15 year-old Josh Perry set up the event with John Glen, his local MP in the UK, in support of Christian Aid’s Hunger for Justice campaign, which encourages churchgoers and others to lobby to make climate change a political priority in the UK. He also asked Christians to take action by signing the Anglican Alliance’s Oceans of Justice petition, which will ask the leaders of the G20 countries to take action on climate change for Pacific Islanders.
Josh said, “Mine is the generation that is going to have to live with climate change and deal with it, and we need to get on with solving the problem. The issue is urgent. Climate change is often talked about as something that is going to happen in the future, but it’s happening now in the Pacific.”
He continued, “My Mum has a friend who is a Solomon Islander and she e-mailed us about the event, saying, ‘We need help, and we need it now, and any pressure you can apply on politicians is appreciated.'”
The Bishop of Salisbury, the Right Reverend Nicholas Holtam, attended the event and said:
“It’s important that the event was organised by a teenager. Young people have a tremendous sense of care for the environment, locally and globally. The Christian faith teaches us that the world is not ours to do with as we please, but God’s for us to look after.”
Bishop Nicholas drew attention to those most affected by climate change and said, “Mostly, it’s the poorest in the world who are already most affected by climate change, which is why Christian Aid are involved. For example, on the Pacific islands, sea levels are rising which is already causing erosion and poisoning farm land with salt water.”
He asked churchgoers to take action in three ways: “Firstly, to pray to God, talk with others and inform their conscience about the issue. Secondly, to think about what they can do as individuals. Thirdly, but perhaps most importantly, to pray for those most affected by climate change, especially in the poorest parts of the world.
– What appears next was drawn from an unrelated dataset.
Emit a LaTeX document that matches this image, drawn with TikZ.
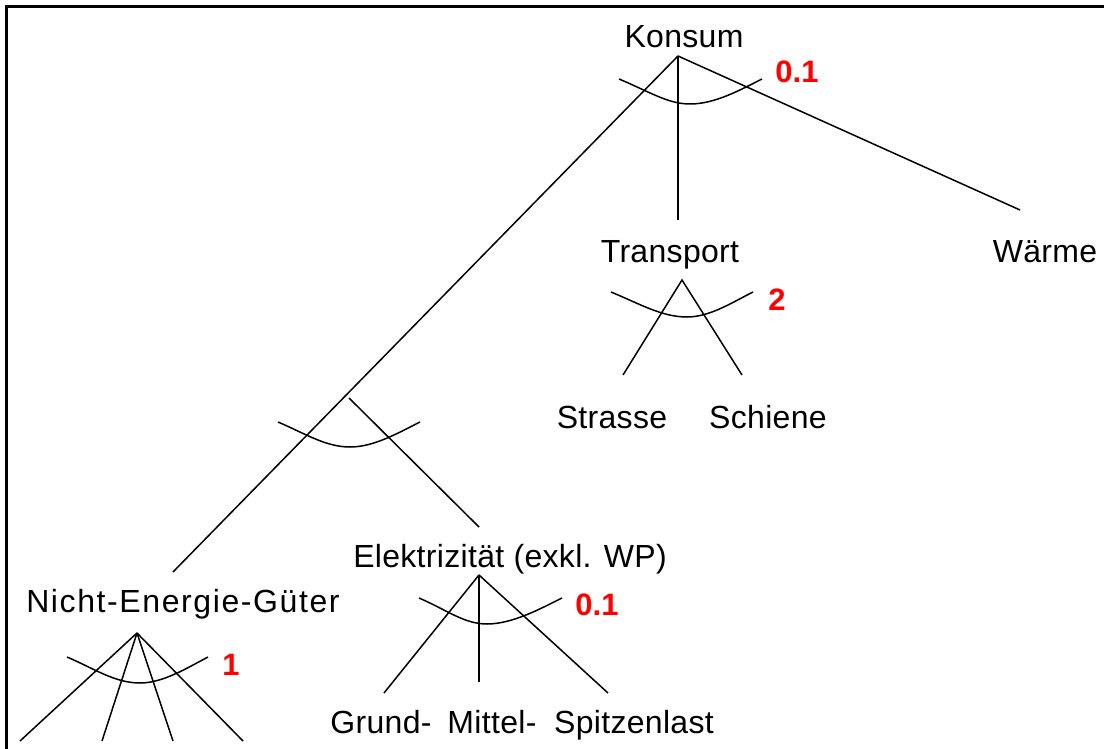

He said, “One concrete step that people of any faith can take now is to sign the Anglican Alliance’s petition calling for climate change to be put on the agenda of next month’s G20 summit of the world’s most powerful countries. So far, the Australian government is refusing to do so, although their Pacific neighbours are some of the countries most at risk from climate change-related devastation.”
In the picture (from left to right): the Rt Revd Edward Condry, Bishop of Ramsbury; John Glen MP; Josh Perry; the Right Revd Nicholas Holtam, Bishop of Salisbury.